» What the task requires: Look for "matplotlib" in the listing below. Gather each line that contains it.

..............................

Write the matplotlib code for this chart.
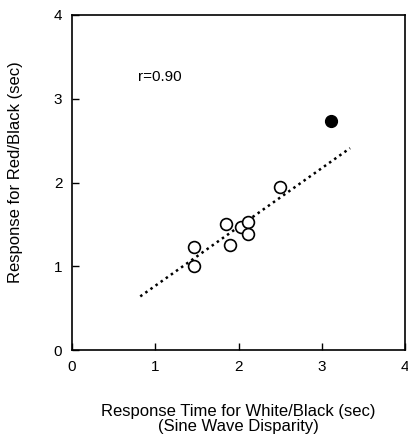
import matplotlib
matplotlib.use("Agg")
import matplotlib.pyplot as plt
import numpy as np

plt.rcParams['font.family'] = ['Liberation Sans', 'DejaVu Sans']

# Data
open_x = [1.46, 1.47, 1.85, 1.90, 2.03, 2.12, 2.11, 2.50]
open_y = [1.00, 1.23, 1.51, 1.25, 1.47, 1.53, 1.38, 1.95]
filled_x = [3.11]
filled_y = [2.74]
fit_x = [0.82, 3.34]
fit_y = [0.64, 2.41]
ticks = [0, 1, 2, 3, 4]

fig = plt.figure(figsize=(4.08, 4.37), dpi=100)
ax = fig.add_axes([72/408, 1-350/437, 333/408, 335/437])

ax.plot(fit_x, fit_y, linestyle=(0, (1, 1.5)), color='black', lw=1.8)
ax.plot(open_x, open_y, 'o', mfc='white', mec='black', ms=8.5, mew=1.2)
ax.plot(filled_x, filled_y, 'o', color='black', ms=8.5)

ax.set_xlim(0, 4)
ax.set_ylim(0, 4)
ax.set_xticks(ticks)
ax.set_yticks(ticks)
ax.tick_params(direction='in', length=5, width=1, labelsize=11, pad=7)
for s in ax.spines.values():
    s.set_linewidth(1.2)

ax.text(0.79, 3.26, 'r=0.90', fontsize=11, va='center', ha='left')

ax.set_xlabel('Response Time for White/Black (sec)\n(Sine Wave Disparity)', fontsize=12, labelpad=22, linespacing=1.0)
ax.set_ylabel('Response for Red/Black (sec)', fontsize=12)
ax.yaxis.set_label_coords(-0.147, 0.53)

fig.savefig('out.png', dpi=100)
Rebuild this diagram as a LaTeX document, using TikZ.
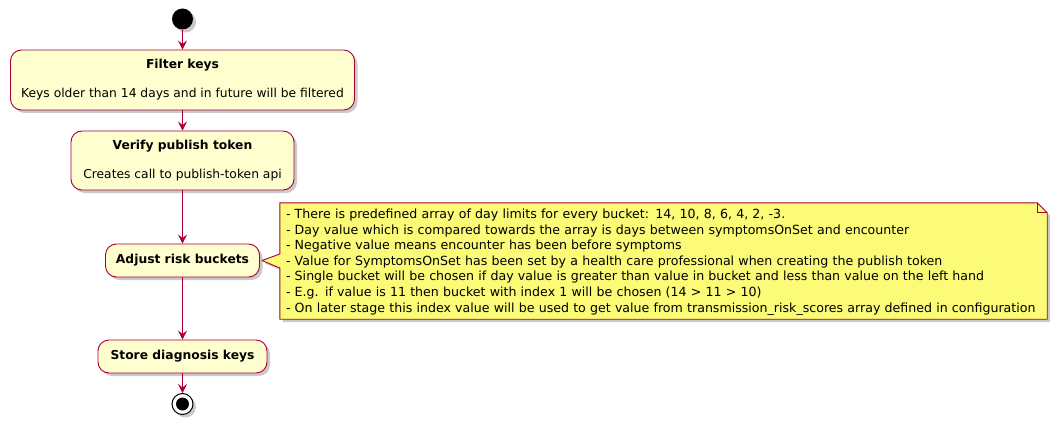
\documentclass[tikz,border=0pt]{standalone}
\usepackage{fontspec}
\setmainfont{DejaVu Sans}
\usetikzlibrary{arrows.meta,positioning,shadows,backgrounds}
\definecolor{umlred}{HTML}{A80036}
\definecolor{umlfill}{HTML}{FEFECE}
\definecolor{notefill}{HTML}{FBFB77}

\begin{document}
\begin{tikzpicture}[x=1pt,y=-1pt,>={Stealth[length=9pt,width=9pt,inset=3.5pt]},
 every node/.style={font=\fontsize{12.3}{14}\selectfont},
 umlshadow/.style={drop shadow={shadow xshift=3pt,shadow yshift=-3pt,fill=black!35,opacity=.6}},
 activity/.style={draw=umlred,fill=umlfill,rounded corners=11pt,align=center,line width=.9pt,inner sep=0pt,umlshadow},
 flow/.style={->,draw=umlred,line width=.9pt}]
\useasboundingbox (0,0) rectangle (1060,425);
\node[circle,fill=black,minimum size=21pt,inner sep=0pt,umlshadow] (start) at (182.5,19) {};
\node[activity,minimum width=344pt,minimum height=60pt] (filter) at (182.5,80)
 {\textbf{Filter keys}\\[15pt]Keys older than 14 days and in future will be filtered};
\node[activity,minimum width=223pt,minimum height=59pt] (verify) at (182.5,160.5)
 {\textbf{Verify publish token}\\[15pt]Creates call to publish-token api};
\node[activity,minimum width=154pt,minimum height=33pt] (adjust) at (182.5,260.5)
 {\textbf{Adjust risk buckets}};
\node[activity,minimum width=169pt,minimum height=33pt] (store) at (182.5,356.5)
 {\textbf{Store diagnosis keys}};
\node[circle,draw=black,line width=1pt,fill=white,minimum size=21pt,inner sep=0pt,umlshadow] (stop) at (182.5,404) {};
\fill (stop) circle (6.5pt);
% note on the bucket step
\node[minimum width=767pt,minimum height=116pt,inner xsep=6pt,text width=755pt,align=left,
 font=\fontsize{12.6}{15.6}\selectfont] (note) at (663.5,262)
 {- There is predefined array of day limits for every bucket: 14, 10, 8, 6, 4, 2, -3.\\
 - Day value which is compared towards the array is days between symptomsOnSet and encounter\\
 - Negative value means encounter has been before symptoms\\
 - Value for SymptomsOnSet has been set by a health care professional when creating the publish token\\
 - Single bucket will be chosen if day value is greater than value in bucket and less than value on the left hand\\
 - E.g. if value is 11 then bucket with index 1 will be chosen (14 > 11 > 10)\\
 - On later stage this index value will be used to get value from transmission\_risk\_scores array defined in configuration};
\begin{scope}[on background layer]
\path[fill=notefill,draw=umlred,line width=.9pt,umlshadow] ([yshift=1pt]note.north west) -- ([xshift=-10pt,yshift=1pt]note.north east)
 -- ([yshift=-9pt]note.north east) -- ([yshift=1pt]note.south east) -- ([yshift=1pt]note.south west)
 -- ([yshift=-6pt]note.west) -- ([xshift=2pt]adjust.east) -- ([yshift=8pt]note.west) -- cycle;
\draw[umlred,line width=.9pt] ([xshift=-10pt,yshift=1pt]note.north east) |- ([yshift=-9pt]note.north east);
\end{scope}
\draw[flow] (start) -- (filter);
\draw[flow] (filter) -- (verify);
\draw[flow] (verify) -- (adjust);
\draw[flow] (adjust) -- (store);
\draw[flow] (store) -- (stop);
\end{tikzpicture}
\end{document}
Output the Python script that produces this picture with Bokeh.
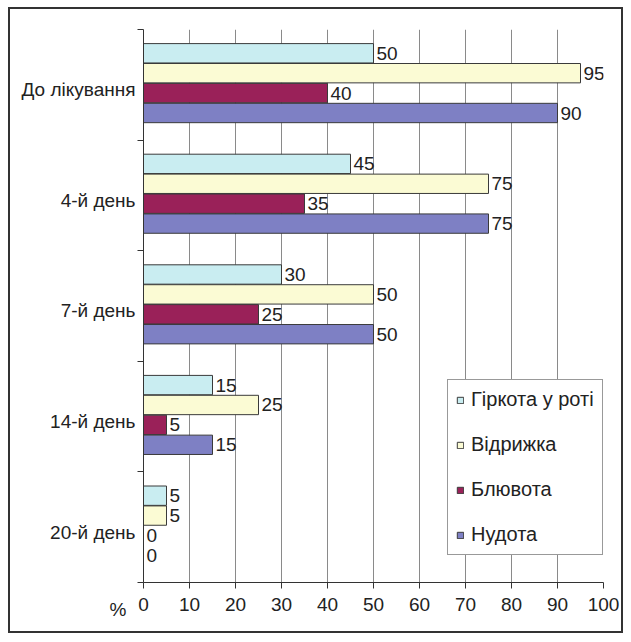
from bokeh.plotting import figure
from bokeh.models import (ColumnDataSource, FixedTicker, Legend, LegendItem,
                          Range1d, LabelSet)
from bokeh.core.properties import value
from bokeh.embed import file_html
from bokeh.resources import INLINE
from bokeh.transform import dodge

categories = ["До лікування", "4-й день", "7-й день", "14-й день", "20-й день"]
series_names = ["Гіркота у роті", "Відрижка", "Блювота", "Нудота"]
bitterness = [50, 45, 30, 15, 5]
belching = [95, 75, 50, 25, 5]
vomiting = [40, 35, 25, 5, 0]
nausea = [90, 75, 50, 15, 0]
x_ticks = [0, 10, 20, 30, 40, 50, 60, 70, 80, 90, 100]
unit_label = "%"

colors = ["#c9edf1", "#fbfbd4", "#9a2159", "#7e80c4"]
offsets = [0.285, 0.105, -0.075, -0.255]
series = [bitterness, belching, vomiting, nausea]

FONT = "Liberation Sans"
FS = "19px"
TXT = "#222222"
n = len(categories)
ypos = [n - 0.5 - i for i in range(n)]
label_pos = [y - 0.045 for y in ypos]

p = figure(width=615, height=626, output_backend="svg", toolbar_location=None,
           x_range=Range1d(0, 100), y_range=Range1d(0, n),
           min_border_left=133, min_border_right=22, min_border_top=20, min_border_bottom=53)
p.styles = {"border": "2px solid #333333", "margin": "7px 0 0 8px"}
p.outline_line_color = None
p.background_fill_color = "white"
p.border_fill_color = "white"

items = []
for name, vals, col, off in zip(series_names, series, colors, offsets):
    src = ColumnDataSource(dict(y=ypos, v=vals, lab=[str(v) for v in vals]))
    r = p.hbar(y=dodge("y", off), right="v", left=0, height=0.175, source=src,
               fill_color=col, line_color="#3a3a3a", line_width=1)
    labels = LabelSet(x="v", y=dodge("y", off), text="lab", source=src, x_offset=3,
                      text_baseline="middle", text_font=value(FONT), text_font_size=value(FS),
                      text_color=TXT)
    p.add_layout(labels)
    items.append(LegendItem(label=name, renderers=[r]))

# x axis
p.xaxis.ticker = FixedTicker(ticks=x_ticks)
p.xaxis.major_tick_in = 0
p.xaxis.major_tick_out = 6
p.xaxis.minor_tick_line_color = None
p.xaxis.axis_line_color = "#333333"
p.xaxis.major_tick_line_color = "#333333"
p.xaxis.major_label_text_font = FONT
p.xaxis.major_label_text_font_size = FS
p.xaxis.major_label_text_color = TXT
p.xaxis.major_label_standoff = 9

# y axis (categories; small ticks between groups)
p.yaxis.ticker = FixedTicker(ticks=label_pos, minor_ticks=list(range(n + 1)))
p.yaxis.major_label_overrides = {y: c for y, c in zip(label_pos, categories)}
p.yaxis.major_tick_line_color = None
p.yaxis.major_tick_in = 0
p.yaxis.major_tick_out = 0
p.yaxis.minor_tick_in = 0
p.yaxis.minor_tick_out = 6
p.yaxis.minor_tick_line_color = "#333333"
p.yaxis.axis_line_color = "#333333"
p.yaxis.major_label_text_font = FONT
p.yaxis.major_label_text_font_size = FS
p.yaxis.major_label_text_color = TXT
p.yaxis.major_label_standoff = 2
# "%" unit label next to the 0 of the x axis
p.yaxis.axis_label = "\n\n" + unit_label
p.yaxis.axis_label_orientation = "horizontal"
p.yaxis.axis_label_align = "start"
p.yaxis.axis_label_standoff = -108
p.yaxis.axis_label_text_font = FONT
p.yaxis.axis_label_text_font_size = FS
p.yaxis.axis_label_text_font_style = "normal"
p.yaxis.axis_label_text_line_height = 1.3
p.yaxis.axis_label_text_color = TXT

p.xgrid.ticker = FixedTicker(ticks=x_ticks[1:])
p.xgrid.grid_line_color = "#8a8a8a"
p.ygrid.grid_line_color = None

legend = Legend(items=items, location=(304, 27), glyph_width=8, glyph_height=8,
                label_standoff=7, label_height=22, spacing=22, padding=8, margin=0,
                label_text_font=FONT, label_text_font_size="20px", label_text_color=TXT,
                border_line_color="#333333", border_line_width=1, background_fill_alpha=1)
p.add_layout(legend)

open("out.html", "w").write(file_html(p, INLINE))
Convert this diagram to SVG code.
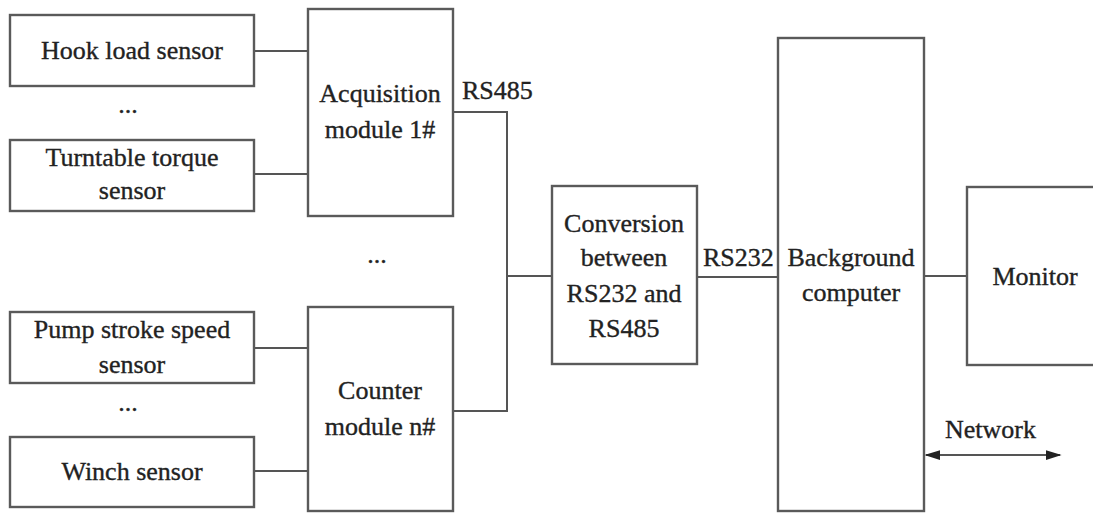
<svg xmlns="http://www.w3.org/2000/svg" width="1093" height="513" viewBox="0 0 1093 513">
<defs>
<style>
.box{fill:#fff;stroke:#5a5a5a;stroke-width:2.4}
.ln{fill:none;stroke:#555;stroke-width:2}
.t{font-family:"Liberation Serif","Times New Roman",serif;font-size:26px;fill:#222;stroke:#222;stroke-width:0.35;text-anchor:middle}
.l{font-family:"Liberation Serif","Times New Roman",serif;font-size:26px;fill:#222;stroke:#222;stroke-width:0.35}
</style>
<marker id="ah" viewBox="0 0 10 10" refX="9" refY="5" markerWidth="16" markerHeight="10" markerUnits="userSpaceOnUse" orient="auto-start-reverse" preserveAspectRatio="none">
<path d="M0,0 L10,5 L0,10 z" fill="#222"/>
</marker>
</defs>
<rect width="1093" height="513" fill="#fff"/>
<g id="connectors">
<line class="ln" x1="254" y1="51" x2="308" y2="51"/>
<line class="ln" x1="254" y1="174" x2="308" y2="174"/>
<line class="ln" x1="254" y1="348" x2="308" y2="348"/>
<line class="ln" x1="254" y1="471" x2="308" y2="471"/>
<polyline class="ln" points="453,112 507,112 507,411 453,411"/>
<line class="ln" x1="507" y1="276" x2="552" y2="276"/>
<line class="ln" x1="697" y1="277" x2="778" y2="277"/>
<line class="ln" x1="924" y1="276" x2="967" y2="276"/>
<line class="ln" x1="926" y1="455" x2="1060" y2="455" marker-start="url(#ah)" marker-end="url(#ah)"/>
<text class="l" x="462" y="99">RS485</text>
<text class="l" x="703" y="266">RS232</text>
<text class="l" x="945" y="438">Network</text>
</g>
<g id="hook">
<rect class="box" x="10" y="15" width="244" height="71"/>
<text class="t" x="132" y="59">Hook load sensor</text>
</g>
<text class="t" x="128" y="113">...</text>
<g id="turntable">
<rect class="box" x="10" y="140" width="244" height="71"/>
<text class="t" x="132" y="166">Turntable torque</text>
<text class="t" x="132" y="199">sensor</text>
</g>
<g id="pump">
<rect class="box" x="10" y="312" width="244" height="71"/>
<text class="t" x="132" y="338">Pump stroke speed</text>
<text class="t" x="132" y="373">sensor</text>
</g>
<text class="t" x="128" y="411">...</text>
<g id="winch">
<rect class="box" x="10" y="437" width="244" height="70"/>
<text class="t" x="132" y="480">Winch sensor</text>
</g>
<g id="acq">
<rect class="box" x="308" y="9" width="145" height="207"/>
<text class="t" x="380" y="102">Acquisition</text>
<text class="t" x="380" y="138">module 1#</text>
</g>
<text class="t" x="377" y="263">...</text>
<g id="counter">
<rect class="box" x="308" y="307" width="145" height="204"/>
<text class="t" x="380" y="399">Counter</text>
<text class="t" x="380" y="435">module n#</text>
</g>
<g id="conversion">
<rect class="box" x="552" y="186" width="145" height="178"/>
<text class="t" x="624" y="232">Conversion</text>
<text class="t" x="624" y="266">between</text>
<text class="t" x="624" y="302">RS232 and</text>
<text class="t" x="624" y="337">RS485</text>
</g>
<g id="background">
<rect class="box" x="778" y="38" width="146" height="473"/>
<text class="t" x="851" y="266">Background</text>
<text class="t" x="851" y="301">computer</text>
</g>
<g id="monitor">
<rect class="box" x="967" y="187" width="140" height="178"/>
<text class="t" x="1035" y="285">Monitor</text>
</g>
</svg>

..............................

» Full answer:
Write the matplotlib code for this chart.
import matplotlib
matplotlib.use("Agg")
import matplotlib.pyplot as plt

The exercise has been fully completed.